Для Мортимера Болингброк — лишь «дерзостный захватчик». Тем не менее он перед смертью признает: «Ланкастерский основан прочно дом. Он, как гора, стоит, его не сдвинуть…» («Генрих VI», ч. I, II, 5). Точно так же и Йорк. В силу необходимости он может ссылками на родословную обосновать свое преимущественной право на английскую корону. Однако решающие причины, толкнувшие его на открытое выступление против Генриха VI,— безграничное честолюбие, жажда власти, с одной стороны, и понимание неспособности короля править государством — с другой. Таковы истинные причины смуты. Обращаясь к Генриху, Йорк говорит:
Король,— сказал я? — Нет, ты не король:
Не может тот народом управлять,
Кто и с одним изменником не сладит.
Не впору голове твоей корона.
«Ричард II», V, 1
Итак, очевидно, что Шекспир развивает не провиденциальную, а чисто политическую концепцию власти. Король не тот, кто увенчан короной, а тот, кто может реализовать свое право на нее, чья рука может держать скипетр. Из двух «прав» «лучшее» принадлежит не «законному наследнику», если он негодный правитель, а способному претенденту.

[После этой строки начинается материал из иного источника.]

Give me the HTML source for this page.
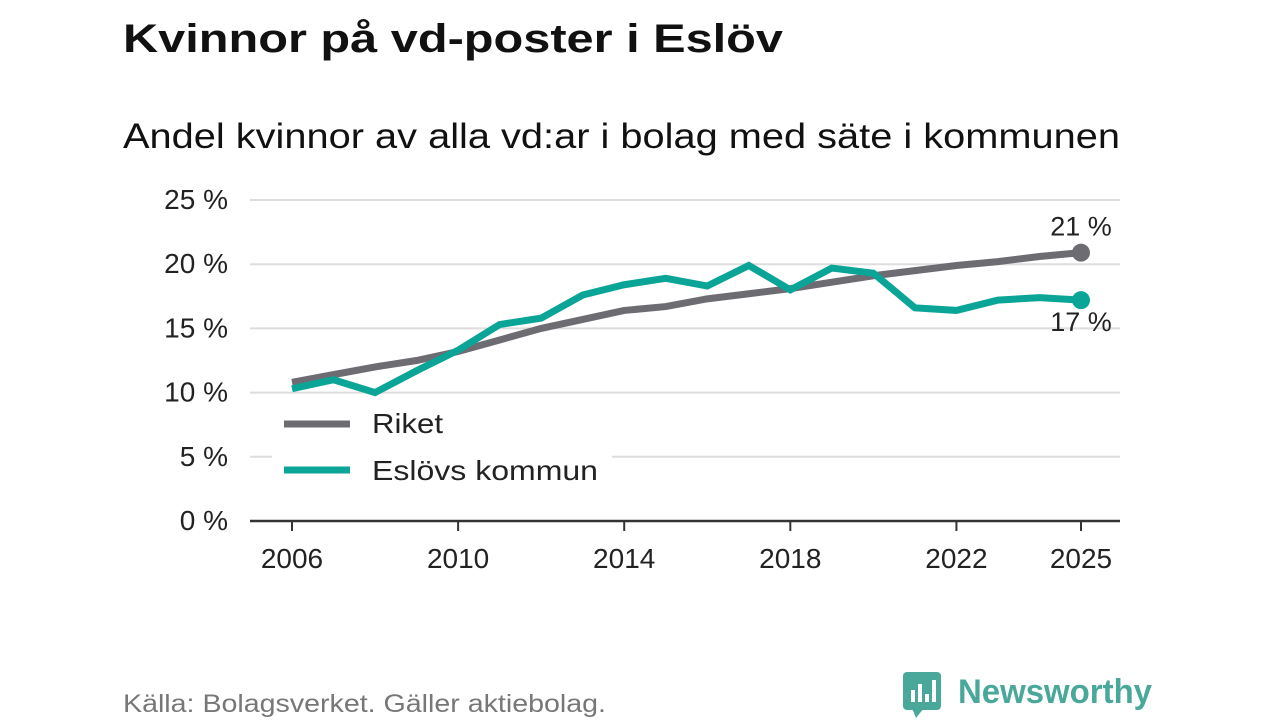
<!DOCTYPE html>
<html><head><meta charset="utf-8"><style>
body{margin:0;width:1280px;height:720px;background:#fff;font-family:"Liberation Sans",sans-serif;overflow:hidden}
</style></head><body>
<svg width="1280" height="720">
<text x="123" y="52" font-size="40" font-weight="bold" fill="#111" textLength="660" lengthAdjust="spacingAndGlyphs">Kvinnor på vd-poster i Eslöv</text>
<text x="123" y="148" font-size="35" fill="#111" textLength="997" lengthAdjust="spacingAndGlyphs">Andel kvinnor av alla vd:ar i bolag med säte i kommunen</text>
<g id="grid"></g><g id="lines"></g>
<g>
<rect x="272" y="400" width="340" height="100" fill="#fff"/>
<line x1="284" y1="424" x2="350" y2="424" stroke="#6e6c73" stroke-width="7"/>
<text x="372" y="433" font-size="28" fill="#222" textLength="71" lengthAdjust="spacingAndGlyphs">Riket</text>
<line x1="284" y1="470" x2="350" y2="470" stroke="#0aa596" stroke-width="7"/>
<text x="372" y="480" font-size="28" fill="#222" textLength="226" lengthAdjust="spacingAndGlyphs">Eslövs kommun</text>
</g>
<text x="123" y="712" font-size="25" fill="#777" textLength="483" lengthAdjust="spacingAndGlyphs">Källa: Bolagsverket. Gäller aktiebolag.</text>
<g>
<rect x="903" y="672" width="38" height="38" rx="4" fill="#4aa89a"/>
<polygon points="912,708 924,708 916,718" fill="#4aa89a"/>
<rect x="911" y="690" width="4" height="12" fill="#fff"/><rect x="918" y="684" width="4" height="18" fill="#fff"/><rect x="925" y="694" width="4" height="8" fill="#fff"/><rect x="932" y="680" width="4" height="22" fill="#fff"/>
<text x="958" y="703" font-size="34" font-weight="bold" fill="#4aa89a" textLength="194" lengthAdjust="spacingAndGlyphs">Newsworthy</text>
</g>
</svg>
<script>
const years=[2006,2007,2008,2009,2010,2011,2012,2013,2014,2015,2016,2017,2018,2019,2020,2021,2022,2023,2024,2025];
const riket=[10.8,11.4,12.0,12.5,13.2,14.1,15.0,15.7,16.4,16.7,17.3,17.7,18.1,18.6,19.1,19.5,19.9,20.2,20.6,20.9];
const eslov=[10.3,11.0,10.0,11.7,13.3,15.3,15.8,17.6,18.4,18.9,18.3,19.9,18.0,19.7,19.3,16.6,16.4,17.2,17.4,17.2];
const yTicks=[0,5,10,15,20,25];
const xTicks=[2006,2010,2014,2018,2022,2025];
const NS="http://www.w3.org/2000/svg";
const x=v=>292+(v-2006)*(1081-292)/19;
const y=v=>521-v*(321/25);
function mk(t,a,p){const e=document.createElementNS(NS,t);for(const k in a)e.setAttribute(k,a[k]);p.appendChild(e);return e;}
const g=document.getElementById('grid'),L=document.getElementById('lines');
yTicks.forEach(t=>{
 if(t>0){const l=mk('line',{x1:250,x2:1120,y1:y(t),y2:y(t),stroke:'#ddd','stroke-width':2},g);
 
 }
 const tx=mk('text',{x:228,y:y(t)+9,'font-size':28,fill:'#222','text-anchor':'end'},g);tx.textContent=t+' %';
 
 
});
const ax=mk('line',{x1:250,x2:1120,y1:521,y2:521,stroke:'#333','stroke-width':2.5},g);


xTicks.forEach(t=>{
 mk('line',{x1:x(t),x2:x(t),y1:521,y2:531,stroke:'#333','stroke-width':2},g);
 const tx=mk('text',{x:x(t),y:568,'font-size':28,fill:'#222','text-anchor':'middle'},g);tx.textContent=t;
 
 
});
function series(d,c,n){
 const p=mk('polyline',{points:d.map((v,i)=>x(years[i])+','+y(v)).join(' '),fill:'none',stroke:c,'stroke-width':7,'stroke-linejoin':'miter'},L);
 
 
 const ci=mk('circle',{cx:x(years[years.length-1]),cy:y(d[d.length-1]),r:9,fill:c},L);
 
 
}
series(riket,'#6e6c73','riket');series(eslov,'#0aa596','eslov');
const l1=mk('text',{x:1081,y:y(riket[19])-17,'font-size':27,fill:'#222','text-anchor':'middle'},L);l1.textContent=Math.round(riket[19])+' %';


const l2=mk('text',{x:1081,y:y(eslov[19])+31,'font-size':27,fill:'#222','text-anchor':'middle'},L);l2.textContent=Math.round(eslov[19])+' %';


</script>
</body></html>
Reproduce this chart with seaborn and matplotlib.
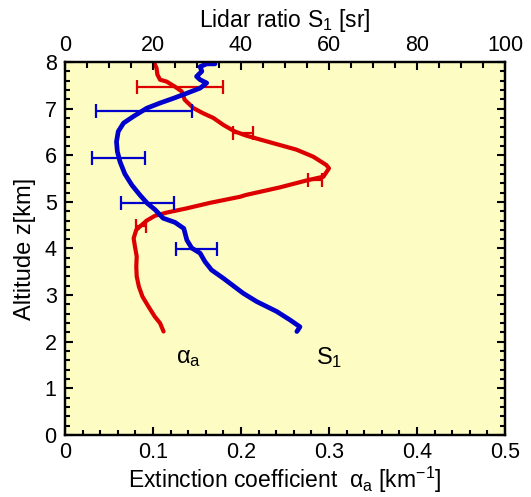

Поле истерического зрения Шекспира, равно как и всей гуманистической историографии, представляется нам сравнительно узким: государственное начало и его олицетворение — королевская власть. Одним словом, одна лишь политическая история — таковы его пределы в исторических хрониках. Но как многогранно эта проблема раскрывается, на каком широком, временами истинно общенародном фоне! Известно, что в ту эпоху государственность воплощала линию исторического прогресса народов.
Борьба с феодальной анархией, мятежами в местничеством знати внутри страны и угрозой вторжения сил контрреформации извне — таков действительный стержень «гражданской истории» того периода. Вот почему исторические хроники Шекспира столь созвучны историческому мышлению Макиавелли и Гвиччардини, с одной стороны, Бодену и Монтеню — с другой.
Вот почему Шекспир (в отличие от современной ему английской историографии) в бурных событиях английского XV в. увидел не только «смутное время», не просто смену династии на престоле, а смену исторических эпох: переход от иерархии — к национальному государству, от средневековой патриархальности, в которой роль и место индивида были зафиксированы однажды и навсегда в его «родословной», — к условиям существования, в которых то и другое оказалось во власти времени и тем самым лишилось определенности и постоянства. В отличие от «профессиональных хронистов» своего времени, Шекспир увидел всю глубину происшедшего переворота, когда представлявшийся наглухо замкнутым и неподвижным мир средневековья на глазах одного поколения раскрылся навстречу ветрам вселенной. Нет сомнения, что в рамках двух тетралогий этот переход с наибольшей глубиной анализируется в двух частях хроники «Генрих IV». Ни в одном другом литературном произведении той эпохи с такой ясностью не обрисованы поляризация общественных сил на рубеже средневековья и нового времени, их идеалы и принципы.